Compliance Insider: Politics, Populism, and Polarism

  • Michael Benoit
  • June 24, 2016
  • Opinion
  • 0

BenoitIn yet another example of misplaced priorities, the Consumer Financial Protection Bureau issued its long-awaited proposed arbitration rule. It is, for the most part, consistent with Director Richard Cordray’s comments to the American Constitution Society (described in my April 2016 column) and generally bans class-action waivers in arbitration agreements relating to the provision or financing of consumer financial products or services.

The Dodd-Frank Act mandated that the CFPB study the use of mandatory pre-dispute arbitration clauses and report the bureau’s findings to Congress, which the CFPB did on Feb. 18. Dodd-Frank further authorized the CFPB to prohibit limitations on the use of mandatory pre-dispute arbitration agreements in consumer financial products or services if the bureau finds that to be “in the public interest and for the protection of consumers,” and such limitations are consistent with the findings of the study.

Unfortunately, the CFPB’s study is so flawed that its “findings” cannot legitimately support any rulemaking — much less one “in the public interest and for the protection of consumers.” And, as many commenters before me have said, neither the arbitration rule nor the CFPB’s “findings” bear much relation to the objective data contained in the study. Congress seemed to agree in a recent hearing on the matter, but the political wrangling of an election year provides little hope of impacting a purportedly “data-driven” agency that routinely ignores data inconsistent with its political agenda du jour.

The ongoing challenge The ongoing challenge for an industry is so much larger than this ill-advised arbitration rule. If we lived in not a perfect world, but at least a somewhat responsible one, everyone would just stop, take a breath, and reboot with an eye toward building a CFPB that implements the law in a thoughtful and consistent manner — with an understanding of the “big picture” effects of its actions. The bureau has been around long enough now that it should be moving beyond its infancy and growing pains toward becoming a clear and predictable overseer that balances consumer protection with efficient marketplace operations. Unfortunately, the CFPB’s contorted efforts to comport the arbitration rule to its study suggests we are not heading in that direction.

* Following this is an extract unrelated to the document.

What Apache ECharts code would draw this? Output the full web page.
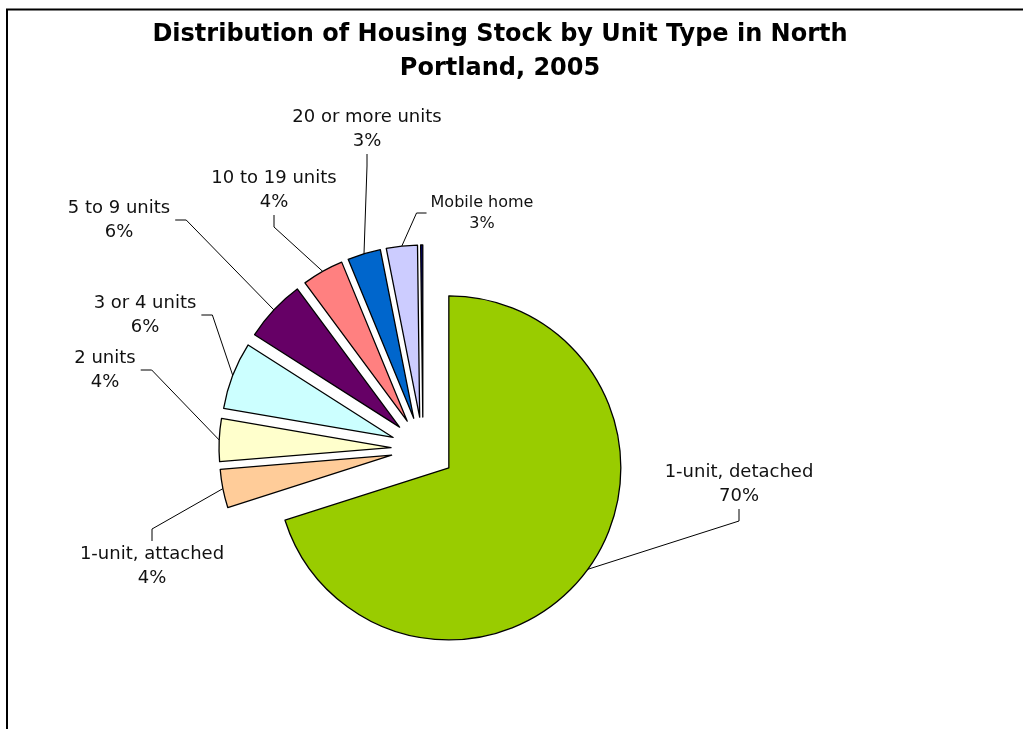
<!DOCTYPE html>
<html>
<head>
<meta charset="utf-8">
<title>Housing Stock by Unit Type, North Portland 2005</title>
<script src="https://cdn.jsdelivr.net/npm/echarts@6/dist/echarts.min.js"></script>
<style>
html, body { margin: 0; padding: 0; background: #fff; }
#chart { width: 1023px; height: 729px; }
</style>
</head>
<body>
<div id="chart"></div>
<script>
// unit types, clockwise from 12 o'clock
let categories = [
    '1-unit, detached', '1-unit, attached', '2 units', '3 or 4 units',
    '5 to 9 units', '10 to 19 units', '20 or more units', 'Mobile home',
    'Boat, RV, van, etc.'
]
// share of housing units (%)
let shares = [69.8, 3.6, 4.0, 6.3, 5.8, 3.9, 3.1, 2.9, 0.2]
let colors = [
    '#99CC00', '#FFCC99', '#FFFFCC', '#CCFFFF',
    '#660066', '#FF8080', '#0066CC', '#CCCCFF', '#000080'
]

// where each label sits (centre of text) and which side the leader leaves from
let labelSpots = [
    [739, 484, 'bottom'],
    [152, 566, 'top'],
    [105, 370, 'right'],
    [145, 315, 'right'],
    [119, 220, 'right'],
    [274, 190, 'bottom'],
    [367, 129, 'bottom'],
    [482, 213, 'left'],
    null
]

let pieCenter = [423, 449]
let pieRadius = 172
let explode = 32

let chart = echarts.init(document.getElementById('chart'))

// slices (exploded through the selected state)
let sliceData = categories.map((name, i) => ({
    name: name,
    value: shares[i],
    selected: true,
    itemStyle: { color: colors[i] }
}))

// same values again, invisible, only to carry the labels
let labelData = categories.map((name, i) => {
    let item = { name: name, value: shares[i] }
    if (!labelSpots[i]) {
        item.label = { show: false }
        item.labelLine = { show: false }
    }
    if (name === 'Mobile home') {
        item.label = { fontSize: 16, lineHeight: 21 }
    }
    return item
})

let option = {
    animation: false,
    title: {
        text: 'Distribution of Housing Stock by Unit Type in North\nPortland, 2005',
        left: 495,
        textAlign: 'center',
        top: 13,
        textStyle: {
            fontFamily: 'DejaVu Sans',
            fontWeight: 'bold',
            fontSize: 24,
            lineHeight: 34,
            color: '#000'
        }
    },
    graphic: [
        {
            type: 'polyline',
            shape: { points: [[7, 740], [7, 9.5], [1030, 9.5]] },
            style: { stroke: '#000', lineWidth: 2, fill: null },
            silent: true
        }
    ],
    series: [
        {
            name: 'slices',
            type: 'pie',
            center: pieCenter,
            radius: pieRadius,
            startAngle: 90,
            clockwise: true,
            selectedMode: 'multiple',
            selectedOffset: explode,
            emphasis: { disabled: true },
            itemStyle: {
                borderColor: '#000',
                borderWidth: 1.3
            },
            label: { show: false },
            labelLine: { show: false },
            data: sliceData
        },
        {
            name: 'labels',
            type: 'pie',
            center: pieCenter,
            radius: pieRadius,
            startAngle: 90,
            clockwise: true,
            silent: true,
            selectedMode: false,
            percentPrecision: 0,
            avoidLabelOverlap: false,
            emphasis: { disabled: true },
            itemStyle: { color: 'rgba(0,0,0,0)', borderWidth: 0 },
            label: {
                show: true,
                formatter: '{b}\n{d}%',
                fontFamily: 'DejaVu Sans',
                fontSize: 18,
                lineHeight: 24,
                color: '#111'
            },
            labelLine: {
                show: true,
                lineStyle: { color: '#000', width: 1 }
            },
            labelLayout: (params) => {
                let spot = labelSpots[params.dataIndex]
                if (!spot) return {}
                let x = spot[0], y = spot[1]
                let w = params.labelRect.width, h = params.labelRect.height
                // push the arc anchor out by the explode distance
                let p = params.labelLinePoints[0]
                let vx = p[0] - pieCenter[0], vy = p[1] - pieCenter[1]
                let len = Math.sqrt(vx * vx + vy * vy) || 1
                let start = [p[0] + vx / len * explode, p[1] + vy / len * explode]
                let a, b
                if (spot[2] === 'bottom') {
                    a = [x, y + h / 2 + 1]; b = [x, y + h / 2 + 13]
                } else if (spot[2] === 'top') {
                    a = [x, y - h / 2 - 1]; b = [x, y - h / 2 - 13]
                } else if (spot[2] === 'right') {
                    a = [x + w / 2 + 5, y]; b = [x + w / 2 + 16, y]
                } else {
                    a = [x - w / 2 - 4, y]; b = [x - w / 2 - 14, y]
                }
                return {
                    x: x,
                    y: y,
                    align: 'center',
                    verticalAlign: 'middle',
                    labelLinePoints: [start, b, a]
                }
            },
            data: labelData
        }
    ]
}
chart.setOption(option)
</script>
</body>
</html>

I don’t mean to denigrate the CFPB’s mission. The CFPB has a valuable role to play in financial regulation and consumer protection. It could be enforcing the law while making clear how its view of compliance fits within accepted legal principles. True, our regulatory structure makes it virtually impossible for businesses to maintain perfect compliance with the myriad regulations imposed on the financial services industry, but many of the companies I’ve had the honor to represent over the years try hard to color within the lines. Most crave clear guidance from their regulators as to where those lines are drawn, and all of them expect the line drawing to take into account operational realities and the competitive nature of the marketplace. They also expect their regulators to understand their industry, the complexities and costs of available resources, and the settled interpretations of law they rely upon to manage their compliance, and to bring that understanding to the regulatory process.

I think the CFPB made a serious error of judgment that will have lasting negative effects on it and our economy when it chose to pursue a goal of staffing the CFPB with young people not already “seduced” by evil businesses and corrupt regulators — or encumbered by actual knowledge of the laws they are to enforce. How does one “fix” a system that is allegedly “unfair” or “rigged” by managing it with on-the-job training for people unfamiliar with the law and the industry they are tasked with regulating?

If the CFPB were a business, it would most certainly be out of business by now. But its approach does, perhaps, explain the CFPB’s early and ongoing focus on its law enforcement role (as opposed to its rulemaking and supervisory role) as the putative “new cop on the beat.” By regulating through an enforcement and litigation process, it can operate on the well-tested theory that litigators don’t need substantive knowledge, just substantive guidance. While that may be true for some kinds of litigation, 20-plus years in this business has shown me that the serious litigators in this sector are as well versed in their substantive knowledge as any dedicated compliance attorney. Today’s regulatory structure is simply too complex for a litigant to take a chance on someone without the requisite knowledge, or for a responsible litigator to wade into this maze of malpractice without the armor of expertise.

The arbitration rule is another example of this “data-driven” agency contorting data to justify inflicting pain and costs on the financial services industry without regard to the harm it does to consumers. It does a disservice to the very people the CFPB is charged with protecting. It also illustrates the danger of the single director structure and why a politically balanced commission structure is better for everyone. Who will the president appoint as the next CFPB director in 2018 — an Elizabeth Warren disciple? Most assuredly, it would be her polar opposite. And while we don’t know who the next president will be, we do know a bipolar agency does no good for anyone.